Return exactly the lines that run from the beginning through the line containing "294), yt(cabgTitle[1], 321));", both included, and no others.

Begin Materials provided

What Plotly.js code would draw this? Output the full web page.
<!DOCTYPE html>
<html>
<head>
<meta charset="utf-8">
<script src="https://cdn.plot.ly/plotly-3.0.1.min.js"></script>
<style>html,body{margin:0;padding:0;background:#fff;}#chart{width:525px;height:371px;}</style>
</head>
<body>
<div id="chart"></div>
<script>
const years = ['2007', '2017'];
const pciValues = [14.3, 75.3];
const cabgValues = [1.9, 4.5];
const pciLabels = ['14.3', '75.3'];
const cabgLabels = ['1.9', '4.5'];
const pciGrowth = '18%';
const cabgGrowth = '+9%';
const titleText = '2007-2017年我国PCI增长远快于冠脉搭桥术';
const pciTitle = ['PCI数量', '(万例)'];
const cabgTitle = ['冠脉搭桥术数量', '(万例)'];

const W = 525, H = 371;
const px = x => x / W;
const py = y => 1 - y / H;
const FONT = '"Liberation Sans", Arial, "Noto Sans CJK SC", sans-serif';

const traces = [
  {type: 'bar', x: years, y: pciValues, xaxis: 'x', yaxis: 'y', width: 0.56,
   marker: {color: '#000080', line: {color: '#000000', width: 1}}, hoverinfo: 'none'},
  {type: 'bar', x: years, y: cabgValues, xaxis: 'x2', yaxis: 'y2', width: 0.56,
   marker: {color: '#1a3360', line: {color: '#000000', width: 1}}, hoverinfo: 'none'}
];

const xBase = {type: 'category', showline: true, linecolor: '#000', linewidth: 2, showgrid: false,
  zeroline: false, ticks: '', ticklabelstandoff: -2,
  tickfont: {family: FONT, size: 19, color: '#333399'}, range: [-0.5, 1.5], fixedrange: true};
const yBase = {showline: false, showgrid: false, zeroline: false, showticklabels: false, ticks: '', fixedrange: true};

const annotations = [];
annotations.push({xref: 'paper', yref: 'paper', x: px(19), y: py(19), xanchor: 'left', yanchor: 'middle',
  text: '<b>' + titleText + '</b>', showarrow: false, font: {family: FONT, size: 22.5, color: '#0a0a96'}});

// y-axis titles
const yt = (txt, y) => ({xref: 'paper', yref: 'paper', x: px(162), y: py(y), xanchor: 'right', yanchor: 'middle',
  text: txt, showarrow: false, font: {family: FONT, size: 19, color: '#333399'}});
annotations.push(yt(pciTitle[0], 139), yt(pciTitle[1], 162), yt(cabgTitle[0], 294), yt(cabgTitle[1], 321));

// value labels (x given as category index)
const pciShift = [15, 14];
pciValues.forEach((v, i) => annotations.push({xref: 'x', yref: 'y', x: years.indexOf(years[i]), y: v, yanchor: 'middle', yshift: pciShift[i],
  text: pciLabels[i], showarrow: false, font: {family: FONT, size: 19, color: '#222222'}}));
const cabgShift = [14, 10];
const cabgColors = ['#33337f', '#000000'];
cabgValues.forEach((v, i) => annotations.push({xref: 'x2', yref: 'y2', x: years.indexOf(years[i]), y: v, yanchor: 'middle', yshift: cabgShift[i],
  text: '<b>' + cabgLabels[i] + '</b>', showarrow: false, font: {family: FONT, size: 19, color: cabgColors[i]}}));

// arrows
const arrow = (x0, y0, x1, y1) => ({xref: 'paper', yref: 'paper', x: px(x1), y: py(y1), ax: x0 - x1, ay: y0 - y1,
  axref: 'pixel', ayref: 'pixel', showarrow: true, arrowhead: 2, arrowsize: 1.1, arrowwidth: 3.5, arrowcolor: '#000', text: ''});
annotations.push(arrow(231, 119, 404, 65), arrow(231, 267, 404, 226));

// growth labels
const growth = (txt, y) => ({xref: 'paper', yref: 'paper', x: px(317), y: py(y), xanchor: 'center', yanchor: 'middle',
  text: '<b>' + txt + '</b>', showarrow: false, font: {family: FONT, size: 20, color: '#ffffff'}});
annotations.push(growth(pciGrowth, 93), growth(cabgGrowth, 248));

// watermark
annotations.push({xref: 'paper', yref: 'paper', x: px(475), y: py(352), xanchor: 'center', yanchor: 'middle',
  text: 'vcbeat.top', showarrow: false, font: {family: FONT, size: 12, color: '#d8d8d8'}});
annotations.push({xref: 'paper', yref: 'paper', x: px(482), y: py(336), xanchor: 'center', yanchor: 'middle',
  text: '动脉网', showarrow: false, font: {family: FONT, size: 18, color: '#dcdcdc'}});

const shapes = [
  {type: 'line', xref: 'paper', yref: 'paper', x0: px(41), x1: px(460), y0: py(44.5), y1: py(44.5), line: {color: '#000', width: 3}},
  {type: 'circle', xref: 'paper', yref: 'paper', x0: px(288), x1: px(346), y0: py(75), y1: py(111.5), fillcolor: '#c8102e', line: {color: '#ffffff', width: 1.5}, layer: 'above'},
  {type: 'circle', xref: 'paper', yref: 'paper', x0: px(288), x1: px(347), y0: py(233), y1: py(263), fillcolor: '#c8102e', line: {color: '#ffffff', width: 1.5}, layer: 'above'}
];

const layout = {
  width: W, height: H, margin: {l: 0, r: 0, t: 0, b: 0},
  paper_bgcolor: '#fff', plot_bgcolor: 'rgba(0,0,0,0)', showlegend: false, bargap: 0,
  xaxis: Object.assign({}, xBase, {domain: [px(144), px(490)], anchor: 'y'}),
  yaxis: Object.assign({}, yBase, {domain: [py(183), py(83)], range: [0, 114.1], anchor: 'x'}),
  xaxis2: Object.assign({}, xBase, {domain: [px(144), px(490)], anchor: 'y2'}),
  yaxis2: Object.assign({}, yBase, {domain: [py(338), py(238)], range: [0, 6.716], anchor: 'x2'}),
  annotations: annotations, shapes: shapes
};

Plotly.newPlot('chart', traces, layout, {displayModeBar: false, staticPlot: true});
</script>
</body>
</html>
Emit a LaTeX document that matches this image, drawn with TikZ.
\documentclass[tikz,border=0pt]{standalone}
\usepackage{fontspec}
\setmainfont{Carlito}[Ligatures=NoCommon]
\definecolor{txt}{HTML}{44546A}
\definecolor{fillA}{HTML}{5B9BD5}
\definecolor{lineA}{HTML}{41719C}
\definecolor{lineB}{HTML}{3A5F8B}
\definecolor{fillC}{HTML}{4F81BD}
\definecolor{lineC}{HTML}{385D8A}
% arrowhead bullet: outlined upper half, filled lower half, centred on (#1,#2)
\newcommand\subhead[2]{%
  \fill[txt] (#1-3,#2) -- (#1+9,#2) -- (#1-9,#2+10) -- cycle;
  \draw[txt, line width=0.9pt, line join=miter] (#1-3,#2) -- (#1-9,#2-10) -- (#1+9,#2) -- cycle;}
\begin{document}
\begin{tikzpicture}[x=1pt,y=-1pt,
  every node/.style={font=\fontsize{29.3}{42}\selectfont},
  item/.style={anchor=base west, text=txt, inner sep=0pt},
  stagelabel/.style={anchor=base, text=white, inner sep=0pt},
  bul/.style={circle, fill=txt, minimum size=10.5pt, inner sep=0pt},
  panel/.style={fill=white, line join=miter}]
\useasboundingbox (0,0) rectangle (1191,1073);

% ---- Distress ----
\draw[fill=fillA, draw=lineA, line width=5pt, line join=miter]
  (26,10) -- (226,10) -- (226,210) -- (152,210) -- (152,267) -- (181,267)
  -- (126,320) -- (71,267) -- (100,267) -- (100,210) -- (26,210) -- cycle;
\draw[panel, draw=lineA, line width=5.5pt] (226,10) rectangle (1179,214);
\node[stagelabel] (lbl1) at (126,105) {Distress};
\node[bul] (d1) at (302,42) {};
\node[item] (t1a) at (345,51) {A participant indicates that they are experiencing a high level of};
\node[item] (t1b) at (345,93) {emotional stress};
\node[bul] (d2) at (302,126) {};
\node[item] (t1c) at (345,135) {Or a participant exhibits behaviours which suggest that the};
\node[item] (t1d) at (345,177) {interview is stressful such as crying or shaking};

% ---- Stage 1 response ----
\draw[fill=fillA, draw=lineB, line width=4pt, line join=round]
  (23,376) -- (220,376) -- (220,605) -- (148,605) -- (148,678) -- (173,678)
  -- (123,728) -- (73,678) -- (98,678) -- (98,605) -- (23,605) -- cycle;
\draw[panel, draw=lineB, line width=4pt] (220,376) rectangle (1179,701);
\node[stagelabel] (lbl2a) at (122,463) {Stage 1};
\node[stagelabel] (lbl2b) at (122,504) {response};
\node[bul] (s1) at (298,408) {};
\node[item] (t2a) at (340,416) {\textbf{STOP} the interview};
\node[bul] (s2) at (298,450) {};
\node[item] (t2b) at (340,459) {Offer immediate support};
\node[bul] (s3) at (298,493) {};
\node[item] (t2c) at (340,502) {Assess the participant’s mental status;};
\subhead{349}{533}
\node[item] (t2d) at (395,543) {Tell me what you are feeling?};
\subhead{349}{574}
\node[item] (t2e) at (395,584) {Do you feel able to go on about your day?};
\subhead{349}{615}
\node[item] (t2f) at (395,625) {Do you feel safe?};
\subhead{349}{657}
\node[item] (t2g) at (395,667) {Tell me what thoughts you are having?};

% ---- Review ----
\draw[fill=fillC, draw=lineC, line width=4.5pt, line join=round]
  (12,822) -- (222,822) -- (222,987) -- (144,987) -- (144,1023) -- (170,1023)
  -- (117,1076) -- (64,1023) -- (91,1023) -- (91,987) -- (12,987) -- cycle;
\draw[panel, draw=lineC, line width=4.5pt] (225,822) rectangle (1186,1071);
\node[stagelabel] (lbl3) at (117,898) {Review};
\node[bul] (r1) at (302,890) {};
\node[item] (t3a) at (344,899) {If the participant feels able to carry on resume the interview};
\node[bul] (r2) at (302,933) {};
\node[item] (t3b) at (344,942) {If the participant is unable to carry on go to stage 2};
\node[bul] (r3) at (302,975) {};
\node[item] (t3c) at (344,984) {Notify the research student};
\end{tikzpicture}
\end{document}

End Materials provided

▶ _Answer for this exercise_:
What Plotly.js code would draw this? Output the full web page.
<!DOCTYPE html>
<html>
<head>
<meta charset="utf-8">
<script src="https://cdn.plot.ly/plotly-3.0.1.min.js"></script>
<style>html,body{margin:0;padding:0;background:#fff;}#chart{width:525px;height:371px;}</style>
</head>
<body>
<div id="chart"></div>
<script>
const years = ['2007', '2017'];
const pciValues = [14.3, 75.3];
const cabgValues = [1.9, 4.5];
const pciLabels = ['14.3', '75.3'];
const cabgLabels = ['1.9', '4.5'];
const pciGrowth = '18%';
const cabgGrowth = '+9%';
const titleText = '2007-2017年我国PCI增长远快于冠脉搭桥术';
const pciTitle = ['PCI数量', '(万例)'];
const cabgTitle = ['冠脉搭桥术数量', '(万例)'];

const W = 525, H = 371;
const px = x => x / W;
const py = y => 1 - y / H;
const FONT = '"Liberation Sans", Arial, "Noto Sans CJK SC", sans-serif';

const traces = [
  {type: 'bar', x: years, y: pciValues, xaxis: 'x', yaxis: 'y', width: 0.56,
   marker: {color: '#000080', line: {color: '#000000', width: 1}}, hoverinfo: 'none'},
  {type: 'bar', x: years, y: cabgValues, xaxis: 'x2', yaxis: 'y2', width: 0.56,
   marker: {color: '#1a3360', line: {color: '#000000', width: 1}}, hoverinfo: 'none'}
];

const xBase = {type: 'category', showline: true, linecolor: '#000', linewidth: 2, showgrid: false,
  zeroline: false, ticks: '', ticklabelstandoff: -2,
  tickfont: {family: FONT, size: 19, color: '#333399'}, range: [-0.5, 1.5], fixedrange: true};
const yBase = {showline: false, showgrid: false, zeroline: false, showticklabels: false, ticks: '', fixedrange: true};

const annotations = [];
annotations.push({xref: 'paper', yref: 'paper', x: px(19), y: py(19), xanchor: 'left', yanchor: 'middle',
  text: '<b>' + titleText + '</b>', showarrow: false, font: {family: FONT, size: 22.5, color: '#0a0a96'}});

// y-axis titles
const yt = (txt, y) => ({xref: 'paper', yref: 'paper', x: px(162), y: py(y), xanchor: 'right', yanchor: 'middle',
  text: txt, showarrow: false, font: {family: FONT, size: 19, color: '#333399'}});
annotations.push(yt(pciTitle[0], 139), yt(pciTitle[1], 162), yt(cabgTitle[0], 294), yt(cabgTitle[1], 321));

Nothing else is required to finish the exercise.